Problems arise with virtual communities or communities that are too big and anonymous for the rabbi to know and guide everyone.
Ideally speaking, the synagogue should be located in the center and highest place of the community. Responsibility towards the community: You have to help your own family and community first before you extend your help to others. All Jewish people are related like a family. There are many volunteer opportunities – Chabad sends people around the world to create Jewish centers for worship and outreach, help of neighbors, charity, sharing your gifts – teaching yoga for example as spiritual lesson, teaching children, studying together.
For a final round, we asked all participants to share their impressions of the retreat. On both sides, there was the earnest plea to really listen to the suffering of each side, to practice compassion (literally: suffering with, as explained by Maria). Without the feeling of the suffering of the other, there will be no solution. There was agreement that the cycle of violence needs to be broken as much as possible by spreading the good news that coming together in friendship and listening to each other, that disagreeing while staying friends, is a real possibility. On the Palestinian side, the danger of violence being spread via social media without any alternative voices was emphasized. The message young people receive on face book is “Kill, Kill, Kill! – Nobody says “Peace.” Thus, children react to the violent images on face book and get out of the control of their parents.
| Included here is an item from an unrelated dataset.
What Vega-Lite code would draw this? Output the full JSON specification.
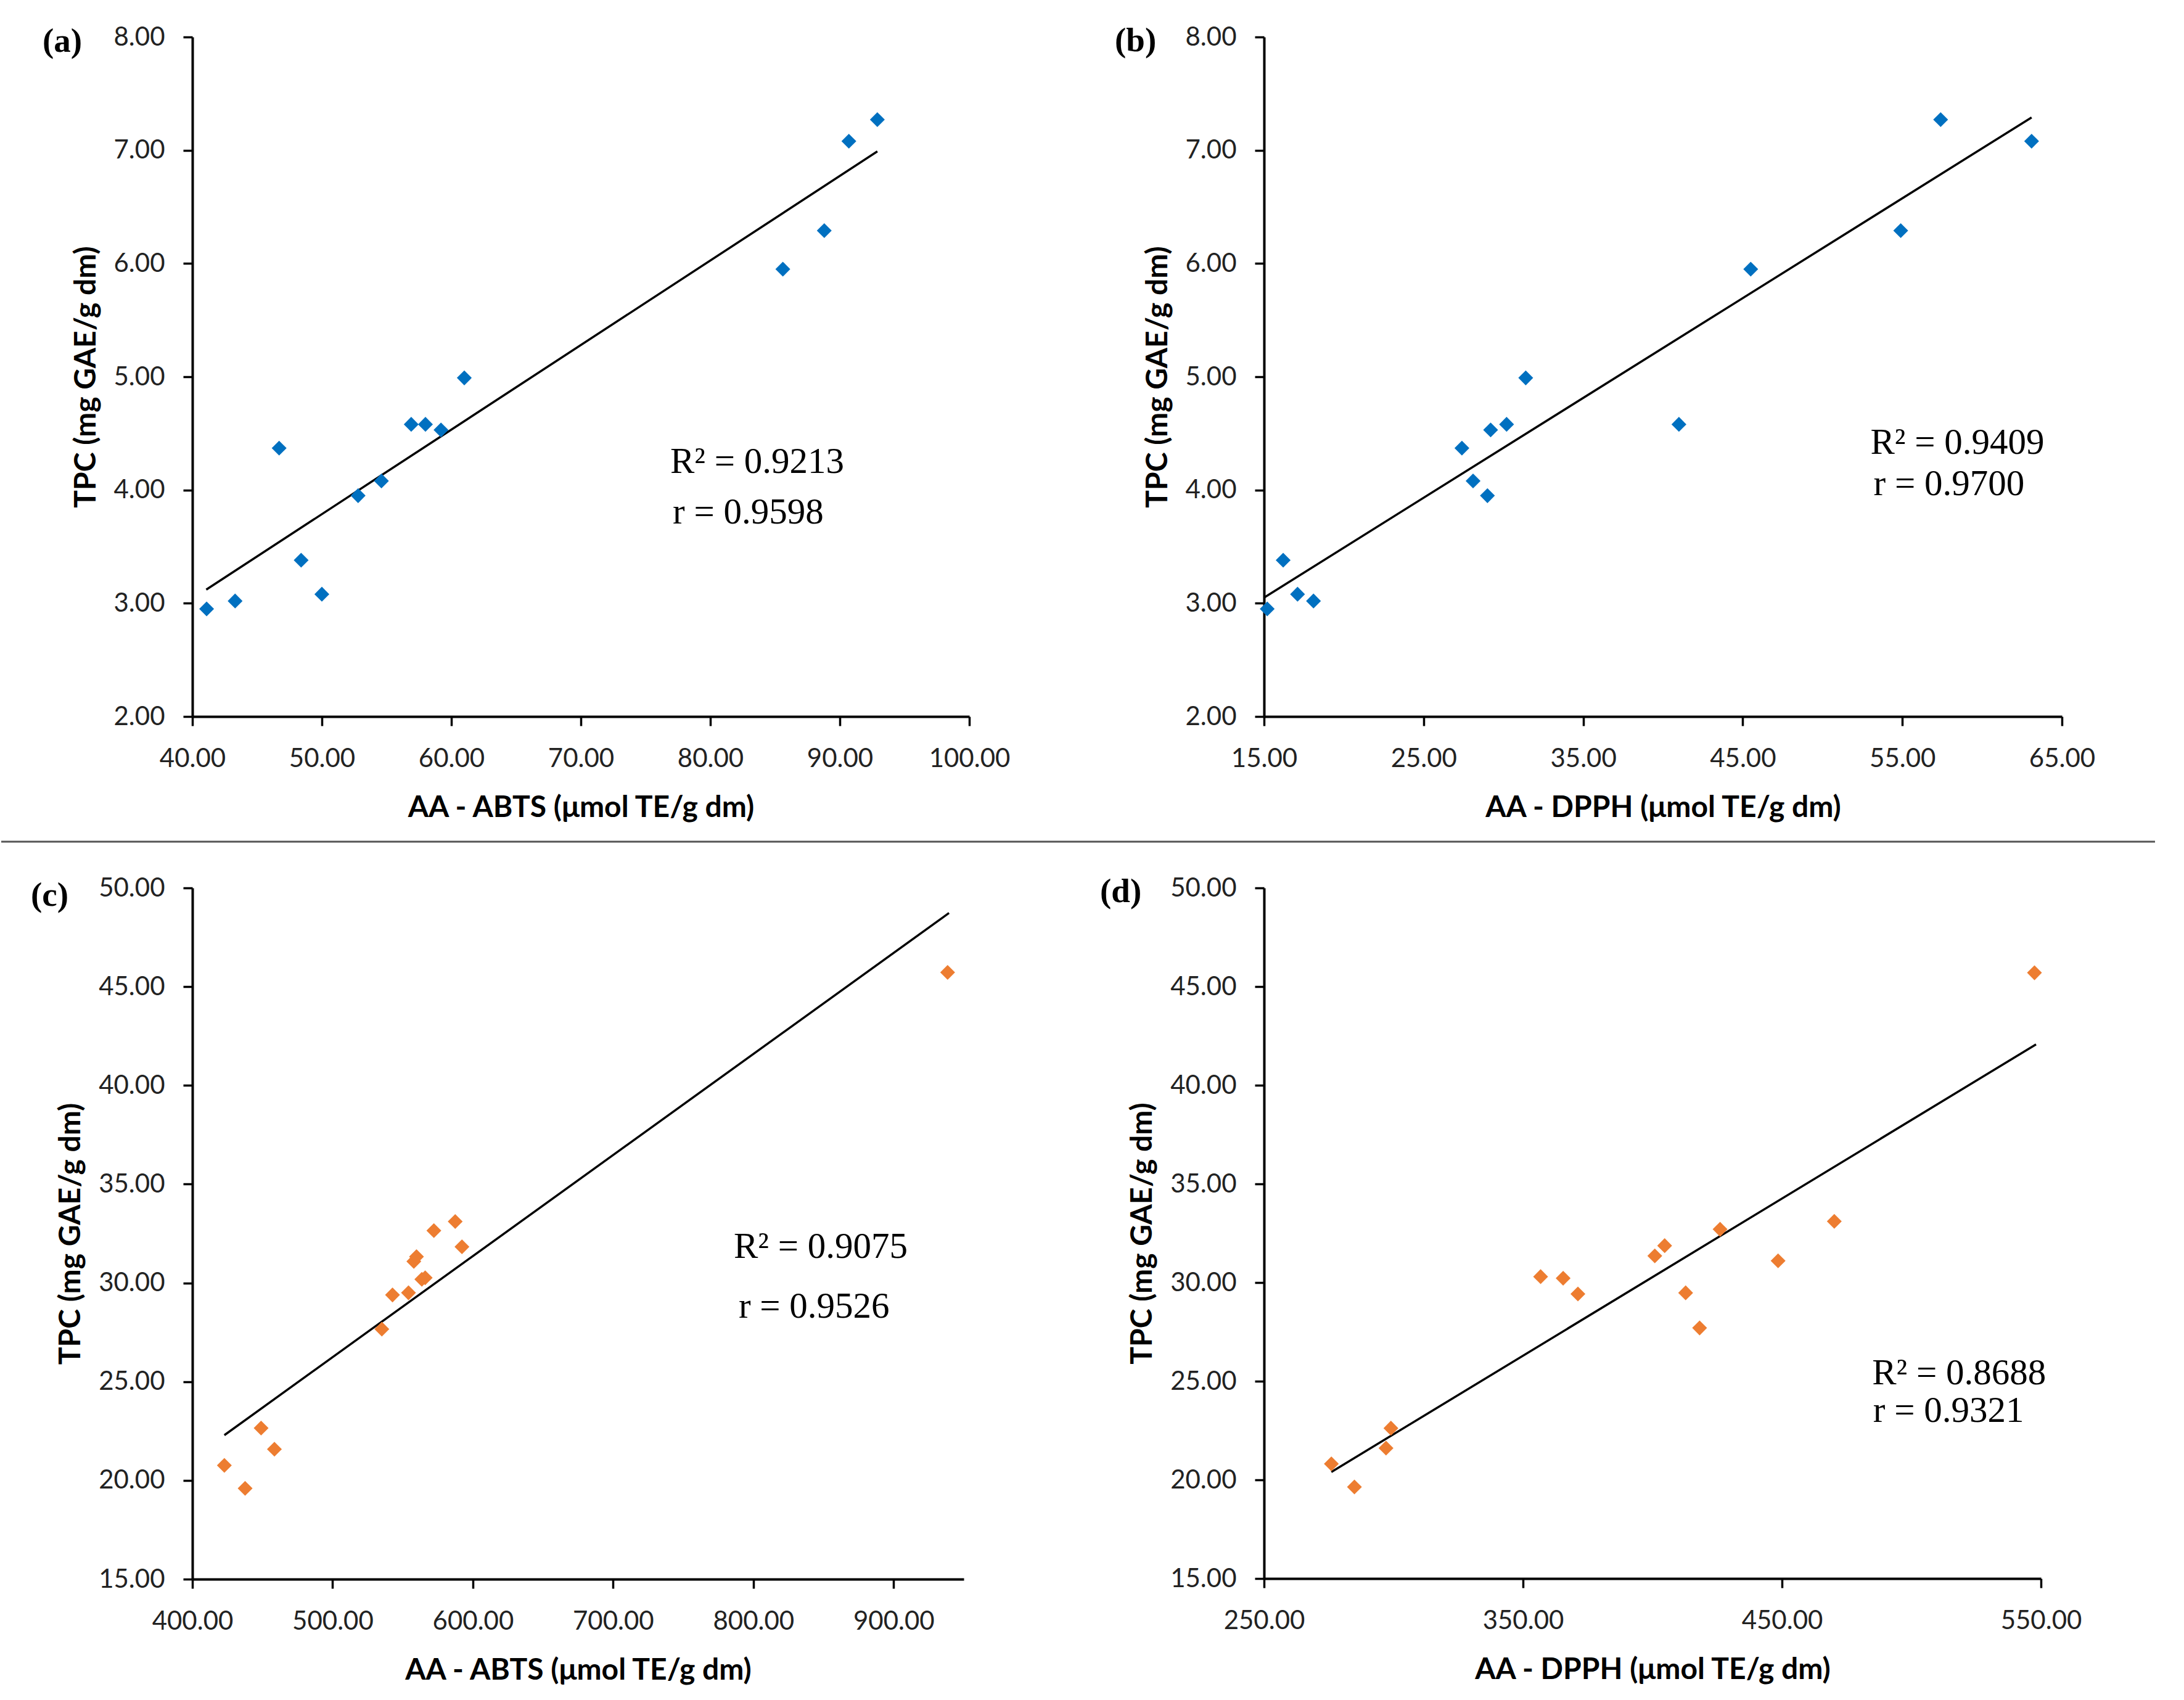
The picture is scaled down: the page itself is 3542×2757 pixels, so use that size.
{
  "$schema": "https://vega.github.io/schema/vega-lite/v6.json",
  "background": "white",
  "padding": {"left": 0, "top": 39, "right": 0, "bottom": 20},
  "datasets": {
    "pa": [
      {"aa": 41.1, "tpc": 2.95}, {"aa": 43.3, "tpc": 3.02}, {"aa": 46.7, "tpc": 4.37},
      {"aa": 48.4, "tpc": 3.38}, {"aa": 50.0, "tpc": 3.08}, {"aa": 52.8, "tpc": 3.95},
      {"aa": 54.6, "tpc": 4.08}, {"aa": 56.9, "tpc": 4.58}, {"aa": 58.0, "tpc": 4.58},
      {"aa": 59.2, "tpc": 4.53}, {"aa": 61.0, "tpc": 4.99}, {"aa": 85.6, "tpc": 5.95},
      {"aa": 88.8, "tpc": 6.29}, {"aa": 90.7, "tpc": 7.08}, {"aa": 92.9, "tpc": 7.27}
    ],
    "pb": [
      {"aa": 15.2, "tpc": 2.95}, {"aa": 16.2, "tpc": 3.38}, {"aa": 17.1, "tpc": 3.08},
      {"aa": 18.1, "tpc": 3.02}, {"aa": 27.4, "tpc": 4.37}, {"aa": 28.1, "tpc": 4.08},
      {"aa": 29.0, "tpc": 3.95}, {"aa": 29.2, "tpc": 4.53}, {"aa": 30.2, "tpc": 4.58},
      {"aa": 31.4, "tpc": 4.99}, {"aa": 41.0, "tpc": 4.58}, {"aa": 45.5, "tpc": 5.95},
      {"aa": 54.9, "tpc": 6.29}, {"aa": 57.4, "tpc": 7.27}, {"aa": 63.1, "tpc": 7.08}
    ],
    "pc": [
      {"aa": 422.8, "tpc": 20.76}, {"aa": 437.6, "tpc": 19.6}, {"aa": 449.0, "tpc": 22.65},
      {"aa": 458.5, "tpc": 21.58}, {"aa": 535.1, "tpc": 27.66}, {"aa": 542.7, "tpc": 29.39},
      {"aa": 554.1, "tpc": 29.5}, {"aa": 557.9, "tpc": 31.09}, {"aa": 559.8, "tpc": 31.33},
      {"aa": 563.6, "tpc": 30.18}, {"aa": 566.0, "tpc": 30.26}, {"aa": 572.2, "tpc": 32.65},
      {"aa": 587.4, "tpc": 33.11}, {"aa": 592.2, "tpc": 31.83}, {"aa": 938.5, "tpc": 45.72}
    ],
    "pd": [
      {"aa": 276.0, "tpc": 20.81}, {"aa": 284.9, "tpc": 19.64}, {"aa": 297.1, "tpc": 21.61},
      {"aa": 299.0, "tpc": 22.62}, {"aa": 356.8, "tpc": 30.3}, {"aa": 365.5, "tpc": 30.22},
      {"aa": 371.2, "tpc": 29.42}, {"aa": 400.9, "tpc": 31.35}, {"aa": 404.7, "tpc": 31.87},
      {"aa": 412.8, "tpc": 29.48}, {"aa": 418.2, "tpc": 27.7}, {"aa": 426.1, "tpc": 32.7},
      {"aa": 448.5, "tpc": 31.1}, {"aa": 470.2, "tpc": 33.1}, {"aa": 547.5, "tpc": 45.7}
    ],
    "ta": [{"aa": 41.07, "tpc": 3.12}, {"aa": 92.9, "tpc": 6.99}],
    "tb": [{"aa": 15.0, "tpc": 3.05}, {"aa": 63.1, "tpc": 7.29}],
    "tc": [{"aa": 422.8, "tpc": 22.29}, {"aa": 939.5, "tpc": 48.73}],
    "td": [{"aa": 276.0, "tpc": 20.4}, {"aa": 548.1, "tpc": 42.07}]
  },
  "config": {
    "view": {"stroke": null},
    "axis": {
      "grid": false,
      "domainColor": "black",
      "domainWidth": 4,
      "tickColor": "black",
      "tickWidth": 3.5,
      "tickSize": 15,
      "labelFont": "Lato",
      "labelFontSize": 42,
      "labelColor": "#222222",
      "labelFlush": false,
      "labelOverlap": false,
      "titleFont": "Lato",
      "titleFontSize": 48,
      "titleFontWeight": "bold",
      "titleColor": "black",
      "format": ".2f"
    },
    "axisX": {"labelPadding": 33, "titlePadding": 35},
    "axisY": {"labelPadding": 30, "titlePadding": 20},
    "text": {"font": "Liberation Serif", "fontSize": 59, "align": "left", "baseline": "middle", "color": "black"}
  },
  "bounds": "flush",
  "columns": 2,
  "spacing": {"row": 278, "column": 478},
  "concat": [
    {
      "width": 1260,
      "height": 1102,
      "layer": [
        {
          "data": {"name": "ta"},
          "mark": {"type": "line", "color": "black", "strokeWidth": 3.5},
          "encoding": {
            "x": {"field": "aa", "type": "quantitative", "scale": {"domain": [40, 100], "nice": false, "zero": false},
                  "axis": {"values": [40, 50, 60, 70, 80, 90, 100], "title": "AA - ABTS (μmol TE/g dm)"}},
            "y": {"field": "tpc", "type": "quantitative", "scale": {"domain": [2, 8], "nice": false, "zero": false},
                  "axis": {"values": [2, 3, 4, 5, 6, 7, 8], "title": "TPC (mg GAE/g dm)"}}
          }
        },
        {
          "data": {"name": "pa"},
          "mark": {"type": "point", "shape": "diamond", "filled": true, "color": "#0070C0", "opacity": 1, "size": 580},
          "encoding": {
            "x": {"field": "aa", "type": "quantitative"},
            "y": {"field": "tpc", "type": "quantitative"}
          }
        },
        {
          "data": {"values": [{}]},
          "mark": {"type": "text", "text": "R² = 0.9213"},
          "encoding": {"x": {"datum": 76.9}, "y": {"datum": 4.25}}
        },
        {
          "data": {"values": [{}]},
          "mark": {"type": "text", "text": "r = 0.9598"},
          "encoding": {"x": {"datum": 77.1}, "y": {"datum": 3.8}}
        },
        {
          "data": {"values": [{}]},
          "mark": {"type": "text", "text": "(a)", "fontWeight": "bold", "fontSize": 55, "dx": -243, "dy": 7},
          "encoding": {"x": {"datum": 40}, "y": {"datum": 8}}
        }
      ]
    },
    {
      "width": 1294,
      "height": 1102,
      "layer": [
        {
          "data": {"name": "tb"},
          "mark": {"type": "line", "color": "black", "strokeWidth": 3.5},
          "encoding": {
            "x": {"field": "aa", "type": "quantitative", "scale": {"domain": [15, 65], "nice": false, "zero": false},
                  "axis": {"values": [15, 25, 35, 45, 55, 65], "title": "AA - DPPH (μmol TE/g dm)"}},
            "y": {"field": "tpc", "type": "quantitative", "scale": {"domain": [2, 8], "nice": false, "zero": false},
                  "axis": {"values": [2, 3, 4, 5, 6, 7, 8], "title": "TPC (mg GAE/g dm)"}}
          }
        },
        {
          "data": {"name": "pb"},
          "mark": {"type": "point", "shape": "diamond", "filled": true, "color": "#0070C0", "opacity": 1, "size": 580},
          "encoding": {
            "x": {"field": "aa", "type": "quantitative"},
            "y": {"field": "tpc", "type": "quantitative"}
          }
        },
        {
          "data": {"values": [{}]},
          "mark": {"type": "text", "text": "R² = 0.9409"},
          "encoding": {"x": {"datum": 53.0}, "y": {"datum": 4.42}}
        },
        {
          "data": {"values": [{}]},
          "mark": {"type": "text", "text": "r = 0.9700"},
          "encoding": {"x": {"datum": 53.2}, "y": {"datum": 4.05}}
        },
        {
          "data": {"values": [{}]},
          "mark": {"type": "text", "text": "(b)", "fontWeight": "bold", "fontSize": 55, "dx": -242, "dy": 6},
          "encoding": {"x": {"datum": 15}, "y": {"datum": 8}}
        }
      ]
    },
    {
      "width": 1251,
      "height": 1121,
      "layer": [
        {
          "data": {"name": "tc"},
          "mark": {"type": "line", "color": "black", "strokeWidth": 3.5},
          "encoding": {
            "x": {"field": "aa", "type": "quantitative", "scale": {"domain": [400, 950], "nice": false, "zero": false},
                  "axis": {"values": [400, 500, 600, 700, 800, 900], "title": "AA - ABTS (μmol TE/g dm)"}},
            "y": {"field": "tpc", "type": "quantitative", "scale": {"domain": [15, 50], "nice": false, "zero": false},
                  "axis": {"values": [15, 20, 25, 30, 35, 40, 45, 50], "title": "TPC (mg GAE/g dm)"}}
          }
        },
        {
          "data": {"name": "pc"},
          "mark": {"type": "point", "shape": "diamond", "filled": true, "color": "#ED7D31", "opacity": 1, "size": 580},
          "encoding": {
            "x": {"field": "aa", "type": "quantitative"},
            "y": {"field": "tpc", "type": "quantitative"}
          }
        },
        {
          "data": {"values": [{}]},
          "mark": {"type": "text", "text": "R² = 0.9075"},
          "encoding": {"x": {"datum": 786}, "y": {"datum": 31.83}}
        },
        {
          "data": {"values": [{}]},
          "mark": {"type": "text", "text": "r = 0.9526"},
          "encoding": {"x": {"datum": 789.5}, "y": {"datum": 28.8}}
        },
        {
          "data": {"values": [{}]},
          "mark": {"type": "text", "text": "(c)", "fontWeight": "bold", "fontSize": 55, "dx": -262, "dy": 12},
          "encoding": {"x": {"datum": 400}, "y": {"datum": 50}}
        },
        {
          "data": {"values": [{}]},
          "mark": {"type": "rule", "color": "#555555", "strokeWidth": 3},
          "encoding": {
            "x": {"datum": 263.7},
            "x2": {"datum": 1799.4},
            "y": {"datum": 52.34}
          }
        }
      ]
    },
    {
      "width": 1260,
      "height": 1120,
      "layer": [
        {
          "data": {"name": "td"},
          "mark": {"type": "line", "color": "black", "strokeWidth": 3.5},
          "encoding": {
            "x": {"field": "aa", "type": "quantitative", "scale": {"domain": [250, 550], "nice": false, "zero": false},
                  "axis": {"values": [250, 350, 450, 550], "title": "AA - DPPH (μmol TE/g dm)"}},
            "y": {"field": "tpc", "type": "quantitative", "scale": {"domain": [15, 50], "nice": false, "zero": false},
                  "axis": {"values": [15, 20, 25, 30, 35, 40, 45, 50], "title": "TPC (mg GAE/g dm)"}}
          }
        },
        {
          "data": {"name": "pd"},
          "mark": {"type": "point", "shape": "diamond", "filled": true, "color": "#ED7D31", "opacity": 1, "size": 580},
          "encoding": {
            "x": {"field": "aa", "type": "quantitative"},
            "y": {"field": "tpc", "type": "quantitative"}
          }
        },
        {
          "data": {"values": [{}]},
          "mark": {"type": "text", "text": "R² = 0.8688"},
          "encoding": {"x": {"datum": 484.8}, "y": {"datum": 25.4}}
        },
        {
          "data": {"values": [{}]},
          "mark": {"type": "text", "text": "r = 0.9321"},
          "encoding": {"x": {"datum": 485.2}, "y": {"datum": 23.5}}
        },
        {
          "data": {"values": [{}]},
          "mark": {"type": "text", "text": "(d)", "fontWeight": "bold", "fontSize": 55, "dx": -266, "dy": 6},
          "encoding": {"x": {"datum": 250}, "y": {"datum": 50}}
        }
      ]
    }
  ]
}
What is needed is mutual respect as human beings, not reacting to images, but listening to the heart, like in this retreat. There needs to be understanding that the present violence comes from only a small minority of Palestinians, and that not all should be punished indiscriminately. Since no military solution is possible, building trust between the two communities is the most essential step. After the Yeshiva students also expressed their own fears for their communities being victims of violence, both sides committed to “Spreading the good news”, thinking of ways of doing this, in addition to spreading their experience by word of mouth. The idea was proposed of sending positive messages on social media, conveying that “We have met the other side – and they are not the enemy.” There was agreement that media feeds on violence, and that an alternative sort of media needs to be created. Yehuda commented on the fact that, through our spiritual work and dialogue, we have created a safe oasis, and that we need to enlarge this oasis and bring more people inside. Once we have 4000 groups of Interfaith Encounter instead of the present 40, change in the Holy Land will come….
We finished our meeting with meditation and a silent prayer for divine guidance and the song of Shalom/Salaam. As we found out later, there was a terrorist attack near the Yeshiva at the end of our retreat, which claimed the life of a rabbi and his son. But as tragic and shocking as this event was, it reinforced the communications of the group and the resolve of going on with the meetings, since there is “no [other] choice”.